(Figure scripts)

-- -- --

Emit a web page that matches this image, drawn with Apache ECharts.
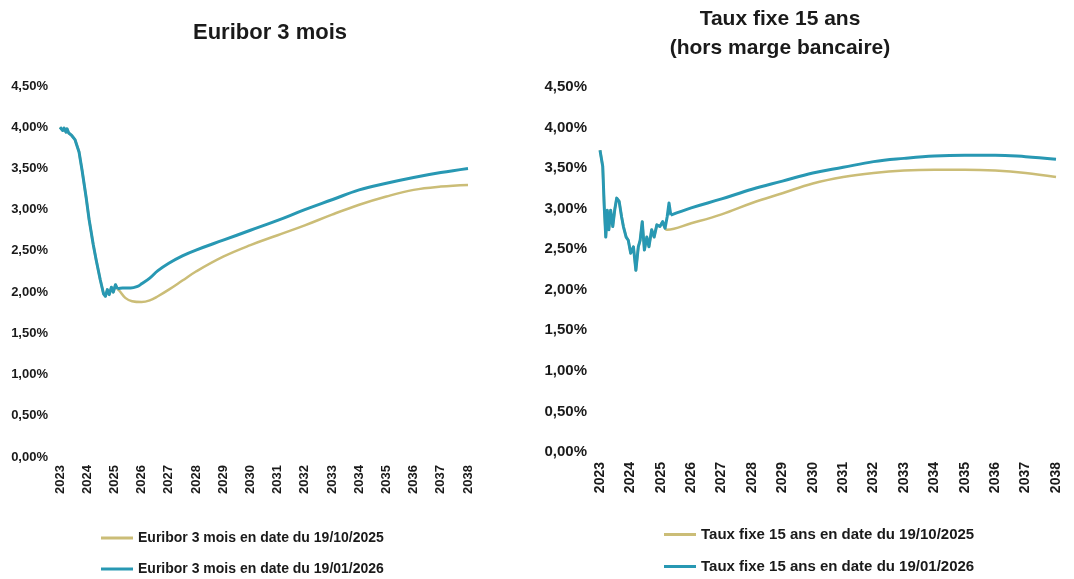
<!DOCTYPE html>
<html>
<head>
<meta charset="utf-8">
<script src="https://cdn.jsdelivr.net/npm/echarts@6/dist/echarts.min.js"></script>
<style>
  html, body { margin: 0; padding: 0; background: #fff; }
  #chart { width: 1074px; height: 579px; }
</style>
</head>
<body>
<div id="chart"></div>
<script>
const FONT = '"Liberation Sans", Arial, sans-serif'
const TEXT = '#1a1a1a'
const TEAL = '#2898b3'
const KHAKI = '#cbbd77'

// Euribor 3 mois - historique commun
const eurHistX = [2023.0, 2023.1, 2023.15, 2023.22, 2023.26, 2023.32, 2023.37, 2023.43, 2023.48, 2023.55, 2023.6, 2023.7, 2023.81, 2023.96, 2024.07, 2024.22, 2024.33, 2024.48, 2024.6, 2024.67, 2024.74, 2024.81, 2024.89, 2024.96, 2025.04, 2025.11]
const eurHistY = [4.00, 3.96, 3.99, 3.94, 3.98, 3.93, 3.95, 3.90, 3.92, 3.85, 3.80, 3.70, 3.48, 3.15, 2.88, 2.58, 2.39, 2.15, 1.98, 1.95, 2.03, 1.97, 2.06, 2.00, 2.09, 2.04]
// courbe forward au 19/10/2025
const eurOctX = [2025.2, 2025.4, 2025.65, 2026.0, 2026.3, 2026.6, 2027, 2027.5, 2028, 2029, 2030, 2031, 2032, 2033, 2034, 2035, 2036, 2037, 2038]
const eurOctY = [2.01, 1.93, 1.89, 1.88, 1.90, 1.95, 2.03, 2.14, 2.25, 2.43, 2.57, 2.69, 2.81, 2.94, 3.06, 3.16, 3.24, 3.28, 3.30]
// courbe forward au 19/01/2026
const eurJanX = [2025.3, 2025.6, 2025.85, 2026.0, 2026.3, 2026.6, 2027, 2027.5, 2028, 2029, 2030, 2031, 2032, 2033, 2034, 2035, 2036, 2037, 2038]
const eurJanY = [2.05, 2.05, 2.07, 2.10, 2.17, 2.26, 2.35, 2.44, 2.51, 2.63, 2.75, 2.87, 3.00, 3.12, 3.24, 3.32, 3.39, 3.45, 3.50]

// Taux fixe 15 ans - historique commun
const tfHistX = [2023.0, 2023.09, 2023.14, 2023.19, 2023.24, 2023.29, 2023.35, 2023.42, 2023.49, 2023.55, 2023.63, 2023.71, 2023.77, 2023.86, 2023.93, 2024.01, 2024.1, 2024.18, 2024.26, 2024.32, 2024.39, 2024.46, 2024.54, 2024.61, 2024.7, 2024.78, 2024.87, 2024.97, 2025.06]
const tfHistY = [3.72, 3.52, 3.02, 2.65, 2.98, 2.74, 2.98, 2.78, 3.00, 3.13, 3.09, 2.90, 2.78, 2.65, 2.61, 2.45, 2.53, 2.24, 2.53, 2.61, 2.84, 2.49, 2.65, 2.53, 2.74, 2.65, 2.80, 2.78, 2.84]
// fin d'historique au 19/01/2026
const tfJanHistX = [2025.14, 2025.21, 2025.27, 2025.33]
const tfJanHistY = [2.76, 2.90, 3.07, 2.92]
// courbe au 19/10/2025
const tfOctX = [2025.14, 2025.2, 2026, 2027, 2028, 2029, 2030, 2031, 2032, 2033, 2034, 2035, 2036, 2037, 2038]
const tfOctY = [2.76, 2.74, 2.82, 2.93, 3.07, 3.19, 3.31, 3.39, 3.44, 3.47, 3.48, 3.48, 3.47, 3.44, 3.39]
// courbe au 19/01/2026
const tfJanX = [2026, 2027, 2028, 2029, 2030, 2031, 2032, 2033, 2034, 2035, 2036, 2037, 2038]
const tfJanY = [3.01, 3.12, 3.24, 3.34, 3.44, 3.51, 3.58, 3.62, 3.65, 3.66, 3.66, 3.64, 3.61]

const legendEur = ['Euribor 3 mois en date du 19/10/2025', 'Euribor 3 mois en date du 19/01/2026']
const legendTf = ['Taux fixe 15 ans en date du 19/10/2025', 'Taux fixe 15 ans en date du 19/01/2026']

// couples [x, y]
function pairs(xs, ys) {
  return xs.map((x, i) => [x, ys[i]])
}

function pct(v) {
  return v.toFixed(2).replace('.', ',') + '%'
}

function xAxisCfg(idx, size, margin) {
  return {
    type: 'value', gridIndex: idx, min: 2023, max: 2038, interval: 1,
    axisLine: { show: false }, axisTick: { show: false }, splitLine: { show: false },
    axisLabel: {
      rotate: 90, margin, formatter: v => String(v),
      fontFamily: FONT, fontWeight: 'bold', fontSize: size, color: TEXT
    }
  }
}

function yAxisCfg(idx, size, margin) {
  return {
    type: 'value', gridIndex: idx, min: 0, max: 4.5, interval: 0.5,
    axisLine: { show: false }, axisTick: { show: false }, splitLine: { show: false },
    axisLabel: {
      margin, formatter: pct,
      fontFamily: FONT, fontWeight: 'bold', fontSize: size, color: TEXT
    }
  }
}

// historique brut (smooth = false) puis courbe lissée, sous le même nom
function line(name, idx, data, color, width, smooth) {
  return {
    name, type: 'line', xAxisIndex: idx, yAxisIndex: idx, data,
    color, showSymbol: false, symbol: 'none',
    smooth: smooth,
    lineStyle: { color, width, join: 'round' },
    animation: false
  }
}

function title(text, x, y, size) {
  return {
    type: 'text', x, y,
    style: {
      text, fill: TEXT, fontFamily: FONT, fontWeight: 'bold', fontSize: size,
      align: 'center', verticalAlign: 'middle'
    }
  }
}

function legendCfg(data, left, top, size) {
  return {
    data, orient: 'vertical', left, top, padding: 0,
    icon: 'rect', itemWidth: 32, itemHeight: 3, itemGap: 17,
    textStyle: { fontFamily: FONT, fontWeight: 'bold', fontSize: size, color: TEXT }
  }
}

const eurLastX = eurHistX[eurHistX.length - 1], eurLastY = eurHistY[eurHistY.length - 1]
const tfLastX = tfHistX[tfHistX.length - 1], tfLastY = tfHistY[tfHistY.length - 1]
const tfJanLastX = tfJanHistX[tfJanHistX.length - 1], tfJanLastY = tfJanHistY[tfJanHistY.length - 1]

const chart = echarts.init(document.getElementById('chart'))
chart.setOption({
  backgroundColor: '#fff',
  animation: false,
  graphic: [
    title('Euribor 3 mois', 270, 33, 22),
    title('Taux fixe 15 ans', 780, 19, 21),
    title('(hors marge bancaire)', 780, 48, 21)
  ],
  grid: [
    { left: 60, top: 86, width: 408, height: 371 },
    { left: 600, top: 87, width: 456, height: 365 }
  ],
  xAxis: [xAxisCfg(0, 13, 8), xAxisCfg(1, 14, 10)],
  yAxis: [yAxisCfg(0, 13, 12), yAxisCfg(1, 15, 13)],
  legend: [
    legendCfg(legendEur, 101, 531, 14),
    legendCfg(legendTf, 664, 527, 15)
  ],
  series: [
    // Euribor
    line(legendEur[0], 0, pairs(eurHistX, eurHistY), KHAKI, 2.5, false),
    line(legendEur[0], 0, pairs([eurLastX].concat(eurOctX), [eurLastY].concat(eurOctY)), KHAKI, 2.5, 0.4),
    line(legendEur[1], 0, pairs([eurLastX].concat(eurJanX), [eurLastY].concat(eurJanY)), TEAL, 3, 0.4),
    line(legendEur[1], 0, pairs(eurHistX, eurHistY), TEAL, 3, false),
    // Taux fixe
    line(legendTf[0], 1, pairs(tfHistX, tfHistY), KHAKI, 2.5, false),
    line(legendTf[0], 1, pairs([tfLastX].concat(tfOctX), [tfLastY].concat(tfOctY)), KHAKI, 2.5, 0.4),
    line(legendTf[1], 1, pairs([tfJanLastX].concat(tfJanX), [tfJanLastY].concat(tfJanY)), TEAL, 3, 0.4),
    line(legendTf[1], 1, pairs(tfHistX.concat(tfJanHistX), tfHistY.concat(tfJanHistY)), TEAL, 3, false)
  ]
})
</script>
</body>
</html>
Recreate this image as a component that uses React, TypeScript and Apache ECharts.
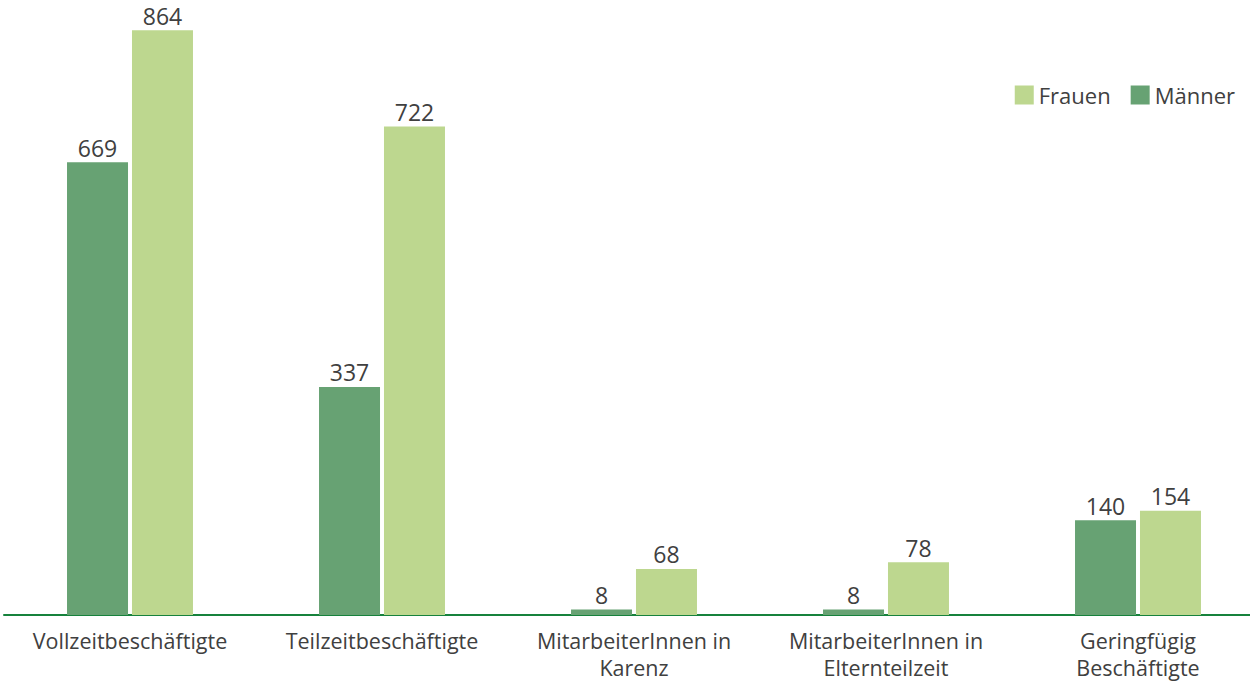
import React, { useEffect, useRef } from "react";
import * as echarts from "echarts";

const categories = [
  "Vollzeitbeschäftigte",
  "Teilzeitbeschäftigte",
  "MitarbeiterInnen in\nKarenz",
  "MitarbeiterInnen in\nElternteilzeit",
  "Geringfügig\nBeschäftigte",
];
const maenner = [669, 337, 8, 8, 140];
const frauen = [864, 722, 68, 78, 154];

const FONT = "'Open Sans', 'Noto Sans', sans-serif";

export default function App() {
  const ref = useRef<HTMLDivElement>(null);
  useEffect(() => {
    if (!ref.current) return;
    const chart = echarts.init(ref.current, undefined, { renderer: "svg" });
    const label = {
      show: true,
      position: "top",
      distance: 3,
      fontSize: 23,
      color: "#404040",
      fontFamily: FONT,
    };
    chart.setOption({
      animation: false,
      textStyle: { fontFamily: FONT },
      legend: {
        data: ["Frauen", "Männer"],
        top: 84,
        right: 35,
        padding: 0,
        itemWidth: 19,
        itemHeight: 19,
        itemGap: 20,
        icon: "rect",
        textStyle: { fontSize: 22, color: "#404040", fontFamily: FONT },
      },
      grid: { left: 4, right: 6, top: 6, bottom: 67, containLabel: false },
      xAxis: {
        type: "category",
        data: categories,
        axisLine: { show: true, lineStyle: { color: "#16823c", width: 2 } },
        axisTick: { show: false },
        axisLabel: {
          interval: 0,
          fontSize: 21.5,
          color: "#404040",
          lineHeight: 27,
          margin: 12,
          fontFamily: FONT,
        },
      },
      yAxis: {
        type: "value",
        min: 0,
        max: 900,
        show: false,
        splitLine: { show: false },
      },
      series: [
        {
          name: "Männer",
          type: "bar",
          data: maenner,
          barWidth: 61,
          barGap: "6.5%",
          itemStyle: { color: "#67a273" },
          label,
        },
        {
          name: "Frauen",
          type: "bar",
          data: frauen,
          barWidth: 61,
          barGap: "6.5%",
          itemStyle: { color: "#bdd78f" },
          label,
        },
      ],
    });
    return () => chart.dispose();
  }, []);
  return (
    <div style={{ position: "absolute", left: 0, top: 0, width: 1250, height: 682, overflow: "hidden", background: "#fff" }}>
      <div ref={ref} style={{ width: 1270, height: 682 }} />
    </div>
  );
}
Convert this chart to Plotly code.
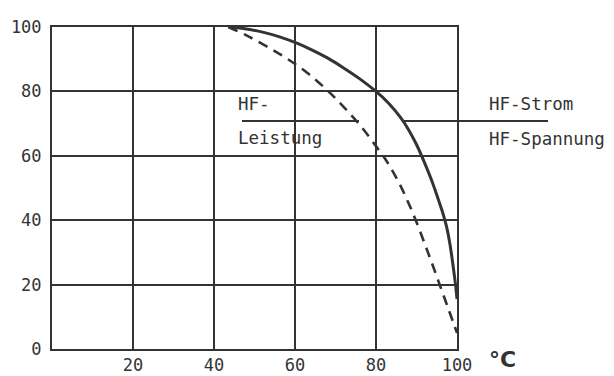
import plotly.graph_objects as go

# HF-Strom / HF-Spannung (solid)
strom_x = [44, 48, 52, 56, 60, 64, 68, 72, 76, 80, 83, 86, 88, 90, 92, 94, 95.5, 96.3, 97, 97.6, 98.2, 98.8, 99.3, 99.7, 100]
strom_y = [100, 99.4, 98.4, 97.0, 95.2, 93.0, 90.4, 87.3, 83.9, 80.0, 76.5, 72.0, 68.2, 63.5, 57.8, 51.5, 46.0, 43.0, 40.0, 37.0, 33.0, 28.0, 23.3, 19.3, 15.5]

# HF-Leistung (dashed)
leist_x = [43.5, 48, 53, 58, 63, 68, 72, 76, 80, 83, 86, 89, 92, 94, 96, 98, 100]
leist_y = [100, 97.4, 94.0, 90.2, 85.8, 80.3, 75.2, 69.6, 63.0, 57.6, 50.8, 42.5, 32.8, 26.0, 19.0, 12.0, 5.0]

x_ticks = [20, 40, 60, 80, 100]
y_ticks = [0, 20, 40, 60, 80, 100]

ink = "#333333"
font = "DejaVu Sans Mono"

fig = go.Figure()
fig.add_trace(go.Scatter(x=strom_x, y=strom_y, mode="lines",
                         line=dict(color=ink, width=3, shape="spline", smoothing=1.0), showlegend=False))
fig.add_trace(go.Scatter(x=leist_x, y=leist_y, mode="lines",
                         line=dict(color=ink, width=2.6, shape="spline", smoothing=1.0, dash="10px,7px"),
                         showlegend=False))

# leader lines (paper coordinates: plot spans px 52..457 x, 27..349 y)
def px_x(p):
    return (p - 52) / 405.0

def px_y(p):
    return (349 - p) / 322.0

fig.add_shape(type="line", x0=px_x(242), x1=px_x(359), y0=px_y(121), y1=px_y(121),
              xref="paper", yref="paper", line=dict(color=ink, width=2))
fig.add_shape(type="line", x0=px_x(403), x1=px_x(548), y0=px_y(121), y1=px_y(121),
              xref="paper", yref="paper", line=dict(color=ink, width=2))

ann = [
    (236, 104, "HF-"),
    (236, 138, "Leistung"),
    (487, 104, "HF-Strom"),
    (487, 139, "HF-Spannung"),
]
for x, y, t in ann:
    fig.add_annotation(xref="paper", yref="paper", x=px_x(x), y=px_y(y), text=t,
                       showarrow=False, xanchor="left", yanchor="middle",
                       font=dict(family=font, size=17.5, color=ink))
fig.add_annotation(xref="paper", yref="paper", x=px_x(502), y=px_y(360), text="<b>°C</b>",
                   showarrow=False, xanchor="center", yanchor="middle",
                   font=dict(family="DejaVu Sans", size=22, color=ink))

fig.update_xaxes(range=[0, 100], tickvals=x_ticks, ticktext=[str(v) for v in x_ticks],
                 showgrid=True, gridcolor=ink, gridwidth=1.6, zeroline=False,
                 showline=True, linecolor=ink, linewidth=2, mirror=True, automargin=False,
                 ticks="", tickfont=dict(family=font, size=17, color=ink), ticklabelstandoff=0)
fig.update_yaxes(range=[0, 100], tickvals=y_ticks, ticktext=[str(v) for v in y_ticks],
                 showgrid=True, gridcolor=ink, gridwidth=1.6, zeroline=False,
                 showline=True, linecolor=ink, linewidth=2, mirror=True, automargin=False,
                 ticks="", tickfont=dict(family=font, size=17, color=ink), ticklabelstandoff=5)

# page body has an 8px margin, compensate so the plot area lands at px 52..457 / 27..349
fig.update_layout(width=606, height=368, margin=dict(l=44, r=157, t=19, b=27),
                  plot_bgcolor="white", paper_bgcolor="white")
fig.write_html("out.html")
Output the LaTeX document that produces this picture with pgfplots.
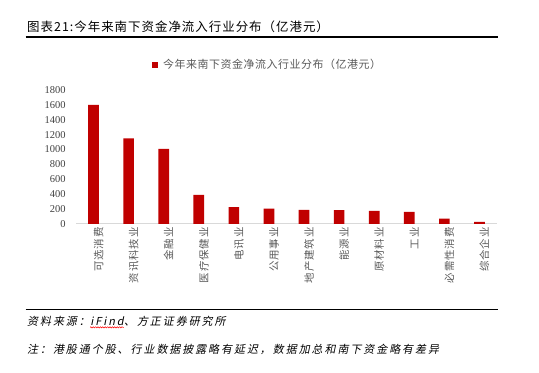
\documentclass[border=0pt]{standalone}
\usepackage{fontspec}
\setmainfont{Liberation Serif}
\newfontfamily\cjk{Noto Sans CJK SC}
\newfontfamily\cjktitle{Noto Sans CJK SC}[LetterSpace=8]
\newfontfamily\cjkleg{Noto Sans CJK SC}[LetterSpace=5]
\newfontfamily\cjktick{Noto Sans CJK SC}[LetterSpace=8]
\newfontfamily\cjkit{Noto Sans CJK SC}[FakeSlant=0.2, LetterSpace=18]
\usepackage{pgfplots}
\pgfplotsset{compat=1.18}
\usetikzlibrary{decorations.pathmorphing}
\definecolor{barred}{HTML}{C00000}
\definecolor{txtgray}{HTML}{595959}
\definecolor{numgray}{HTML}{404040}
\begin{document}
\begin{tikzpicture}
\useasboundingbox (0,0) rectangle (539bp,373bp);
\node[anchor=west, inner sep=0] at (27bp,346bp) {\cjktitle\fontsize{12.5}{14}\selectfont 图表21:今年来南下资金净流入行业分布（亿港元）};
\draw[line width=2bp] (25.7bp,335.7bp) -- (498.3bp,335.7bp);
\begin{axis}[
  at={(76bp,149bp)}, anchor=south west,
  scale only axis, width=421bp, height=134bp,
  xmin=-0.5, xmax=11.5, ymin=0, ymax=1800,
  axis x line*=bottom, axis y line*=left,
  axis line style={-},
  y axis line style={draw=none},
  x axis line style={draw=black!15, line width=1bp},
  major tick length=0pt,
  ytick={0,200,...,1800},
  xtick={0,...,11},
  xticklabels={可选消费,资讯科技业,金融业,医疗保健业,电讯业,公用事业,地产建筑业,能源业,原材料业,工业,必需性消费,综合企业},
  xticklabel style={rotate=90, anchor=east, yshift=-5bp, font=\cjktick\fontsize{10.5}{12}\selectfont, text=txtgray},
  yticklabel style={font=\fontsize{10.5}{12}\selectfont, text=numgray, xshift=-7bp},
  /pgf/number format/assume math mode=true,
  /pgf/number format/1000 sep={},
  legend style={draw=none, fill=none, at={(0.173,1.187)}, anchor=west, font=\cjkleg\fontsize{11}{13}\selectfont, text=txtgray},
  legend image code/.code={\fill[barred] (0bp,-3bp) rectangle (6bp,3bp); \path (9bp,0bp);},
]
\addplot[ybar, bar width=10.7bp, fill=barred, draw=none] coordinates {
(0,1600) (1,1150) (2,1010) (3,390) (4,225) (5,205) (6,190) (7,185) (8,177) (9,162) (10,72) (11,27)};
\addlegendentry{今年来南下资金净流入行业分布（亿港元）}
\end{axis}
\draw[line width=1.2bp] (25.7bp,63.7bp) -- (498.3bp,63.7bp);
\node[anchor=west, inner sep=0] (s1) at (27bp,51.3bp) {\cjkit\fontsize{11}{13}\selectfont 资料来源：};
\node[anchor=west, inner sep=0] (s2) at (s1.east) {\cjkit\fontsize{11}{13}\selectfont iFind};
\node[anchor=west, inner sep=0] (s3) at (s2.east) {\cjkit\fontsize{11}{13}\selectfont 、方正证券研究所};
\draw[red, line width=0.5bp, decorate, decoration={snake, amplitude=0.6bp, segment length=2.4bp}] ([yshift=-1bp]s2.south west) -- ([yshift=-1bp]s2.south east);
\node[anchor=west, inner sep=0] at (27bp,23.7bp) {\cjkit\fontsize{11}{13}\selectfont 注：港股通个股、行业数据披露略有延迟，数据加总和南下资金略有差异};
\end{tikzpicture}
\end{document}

-- -- --

• Work to be completed: Leave out the pictures and give again exactly the lines from the one with "Recreate this image" through the one with "import * as", and no others.

• Expected answer:
Recreate this image as a component that uses React, TypeScript and Apache ECharts.
import React, { useEffect, useRef } from "react";
import * as echarts from "echarts";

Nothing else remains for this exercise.